§ Set task:
Begin with the first line of the material and write out each line exactly, ending with the line that contains "import pandas as pd". Pictures are not part of the copy.

§ Given information:
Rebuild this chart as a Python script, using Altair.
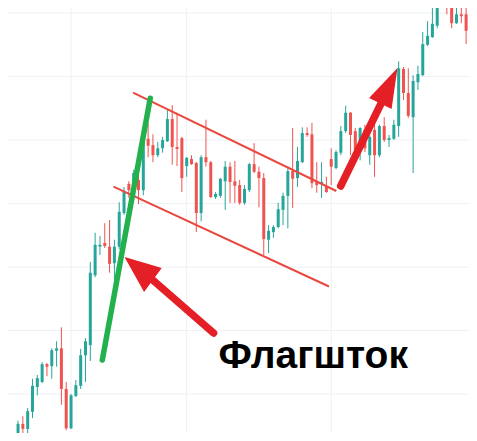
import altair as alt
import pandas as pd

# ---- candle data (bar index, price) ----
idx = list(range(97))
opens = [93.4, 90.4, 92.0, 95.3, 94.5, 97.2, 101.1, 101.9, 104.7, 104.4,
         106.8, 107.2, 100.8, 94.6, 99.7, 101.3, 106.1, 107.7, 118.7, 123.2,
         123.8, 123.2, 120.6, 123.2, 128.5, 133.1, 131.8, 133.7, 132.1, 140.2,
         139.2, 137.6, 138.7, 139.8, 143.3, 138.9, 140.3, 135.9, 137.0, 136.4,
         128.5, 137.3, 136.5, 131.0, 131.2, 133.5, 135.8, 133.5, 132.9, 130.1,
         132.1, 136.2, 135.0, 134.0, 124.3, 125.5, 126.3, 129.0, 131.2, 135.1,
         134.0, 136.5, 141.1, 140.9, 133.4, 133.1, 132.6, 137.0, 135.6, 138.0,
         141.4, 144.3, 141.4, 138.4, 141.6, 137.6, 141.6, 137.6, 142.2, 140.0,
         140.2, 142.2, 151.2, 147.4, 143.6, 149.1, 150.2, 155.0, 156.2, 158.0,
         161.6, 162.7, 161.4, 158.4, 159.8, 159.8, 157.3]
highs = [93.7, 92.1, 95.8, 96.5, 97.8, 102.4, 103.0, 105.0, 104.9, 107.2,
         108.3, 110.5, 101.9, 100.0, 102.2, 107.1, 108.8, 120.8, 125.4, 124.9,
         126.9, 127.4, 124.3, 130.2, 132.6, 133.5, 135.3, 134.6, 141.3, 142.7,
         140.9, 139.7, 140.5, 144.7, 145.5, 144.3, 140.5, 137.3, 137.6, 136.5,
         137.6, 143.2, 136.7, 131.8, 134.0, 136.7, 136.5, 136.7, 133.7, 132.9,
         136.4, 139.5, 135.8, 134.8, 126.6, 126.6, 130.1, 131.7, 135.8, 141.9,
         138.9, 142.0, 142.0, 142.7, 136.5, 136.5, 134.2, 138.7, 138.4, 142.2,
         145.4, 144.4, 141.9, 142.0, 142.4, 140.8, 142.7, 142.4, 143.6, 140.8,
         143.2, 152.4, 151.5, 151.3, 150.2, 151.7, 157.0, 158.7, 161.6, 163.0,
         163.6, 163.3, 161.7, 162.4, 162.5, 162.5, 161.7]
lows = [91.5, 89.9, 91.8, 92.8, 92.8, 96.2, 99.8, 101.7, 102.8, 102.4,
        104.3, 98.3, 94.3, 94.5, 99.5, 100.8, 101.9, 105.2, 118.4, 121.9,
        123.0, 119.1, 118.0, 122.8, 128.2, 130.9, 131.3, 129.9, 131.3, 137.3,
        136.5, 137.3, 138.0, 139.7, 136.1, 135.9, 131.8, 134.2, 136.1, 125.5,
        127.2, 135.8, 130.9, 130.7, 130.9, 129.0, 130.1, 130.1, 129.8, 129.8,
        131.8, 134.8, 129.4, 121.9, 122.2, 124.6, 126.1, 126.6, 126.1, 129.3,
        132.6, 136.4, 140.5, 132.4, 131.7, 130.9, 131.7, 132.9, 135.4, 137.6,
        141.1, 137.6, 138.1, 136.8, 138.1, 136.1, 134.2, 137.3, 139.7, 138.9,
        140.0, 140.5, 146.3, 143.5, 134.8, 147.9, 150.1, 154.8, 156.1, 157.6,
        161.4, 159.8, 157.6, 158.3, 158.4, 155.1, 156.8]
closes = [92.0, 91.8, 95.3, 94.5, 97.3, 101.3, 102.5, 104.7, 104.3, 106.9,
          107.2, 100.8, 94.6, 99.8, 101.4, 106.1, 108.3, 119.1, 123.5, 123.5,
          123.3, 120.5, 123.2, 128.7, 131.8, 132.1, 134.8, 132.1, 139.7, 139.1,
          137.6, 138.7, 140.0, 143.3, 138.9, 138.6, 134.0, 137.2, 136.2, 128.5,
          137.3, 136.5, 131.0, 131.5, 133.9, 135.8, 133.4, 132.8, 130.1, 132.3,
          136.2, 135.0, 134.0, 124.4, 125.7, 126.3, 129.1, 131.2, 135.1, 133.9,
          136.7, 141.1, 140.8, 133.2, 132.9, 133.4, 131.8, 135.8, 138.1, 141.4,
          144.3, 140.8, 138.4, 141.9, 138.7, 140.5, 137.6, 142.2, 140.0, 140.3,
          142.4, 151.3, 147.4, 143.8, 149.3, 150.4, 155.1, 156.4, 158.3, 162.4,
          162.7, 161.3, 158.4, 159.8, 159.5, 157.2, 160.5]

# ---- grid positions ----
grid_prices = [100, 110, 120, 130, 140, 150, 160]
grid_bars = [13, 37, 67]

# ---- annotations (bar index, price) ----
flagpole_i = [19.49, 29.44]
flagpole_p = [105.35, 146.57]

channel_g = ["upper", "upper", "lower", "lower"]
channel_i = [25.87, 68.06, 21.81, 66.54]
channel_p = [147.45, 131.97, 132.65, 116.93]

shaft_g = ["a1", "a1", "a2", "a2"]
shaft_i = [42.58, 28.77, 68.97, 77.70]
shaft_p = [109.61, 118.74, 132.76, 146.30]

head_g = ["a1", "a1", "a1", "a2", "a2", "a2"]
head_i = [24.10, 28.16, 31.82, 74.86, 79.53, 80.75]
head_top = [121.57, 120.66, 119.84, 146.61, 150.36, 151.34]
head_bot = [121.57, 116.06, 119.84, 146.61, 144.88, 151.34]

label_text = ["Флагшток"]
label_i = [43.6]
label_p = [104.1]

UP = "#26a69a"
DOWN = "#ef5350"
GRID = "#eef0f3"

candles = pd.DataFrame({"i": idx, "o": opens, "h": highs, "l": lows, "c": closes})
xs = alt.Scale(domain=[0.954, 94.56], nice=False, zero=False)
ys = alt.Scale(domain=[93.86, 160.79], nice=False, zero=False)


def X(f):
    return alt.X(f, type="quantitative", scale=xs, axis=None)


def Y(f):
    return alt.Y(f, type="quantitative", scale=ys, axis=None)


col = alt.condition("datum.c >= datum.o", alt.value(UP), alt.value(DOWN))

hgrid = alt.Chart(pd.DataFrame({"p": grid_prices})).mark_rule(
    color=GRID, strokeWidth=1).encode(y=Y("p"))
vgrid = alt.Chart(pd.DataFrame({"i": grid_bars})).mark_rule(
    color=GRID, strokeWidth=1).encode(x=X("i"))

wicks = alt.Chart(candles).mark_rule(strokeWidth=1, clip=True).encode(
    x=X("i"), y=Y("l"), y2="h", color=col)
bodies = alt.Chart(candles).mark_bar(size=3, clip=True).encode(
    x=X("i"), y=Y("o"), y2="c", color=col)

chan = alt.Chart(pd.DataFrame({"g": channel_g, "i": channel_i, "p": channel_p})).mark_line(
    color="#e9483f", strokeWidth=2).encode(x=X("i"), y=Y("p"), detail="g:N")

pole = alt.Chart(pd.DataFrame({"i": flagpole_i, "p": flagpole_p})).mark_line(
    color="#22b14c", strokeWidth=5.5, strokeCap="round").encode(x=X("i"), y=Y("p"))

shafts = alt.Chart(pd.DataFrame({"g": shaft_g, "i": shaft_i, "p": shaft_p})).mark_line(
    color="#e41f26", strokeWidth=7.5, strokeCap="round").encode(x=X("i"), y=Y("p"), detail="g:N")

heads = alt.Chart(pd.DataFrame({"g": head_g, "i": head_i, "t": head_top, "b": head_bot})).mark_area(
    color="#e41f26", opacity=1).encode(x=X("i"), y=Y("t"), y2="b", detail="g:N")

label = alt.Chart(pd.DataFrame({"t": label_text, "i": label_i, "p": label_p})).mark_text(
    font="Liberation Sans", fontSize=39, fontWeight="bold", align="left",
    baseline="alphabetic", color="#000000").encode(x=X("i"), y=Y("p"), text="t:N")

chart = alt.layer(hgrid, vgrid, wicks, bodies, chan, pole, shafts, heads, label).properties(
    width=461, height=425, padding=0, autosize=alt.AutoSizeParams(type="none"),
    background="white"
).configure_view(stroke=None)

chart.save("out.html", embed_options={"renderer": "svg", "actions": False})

§ Task output:
Rebuild this chart as a Python script, using Altair.
import altair as alt
import pandas as pd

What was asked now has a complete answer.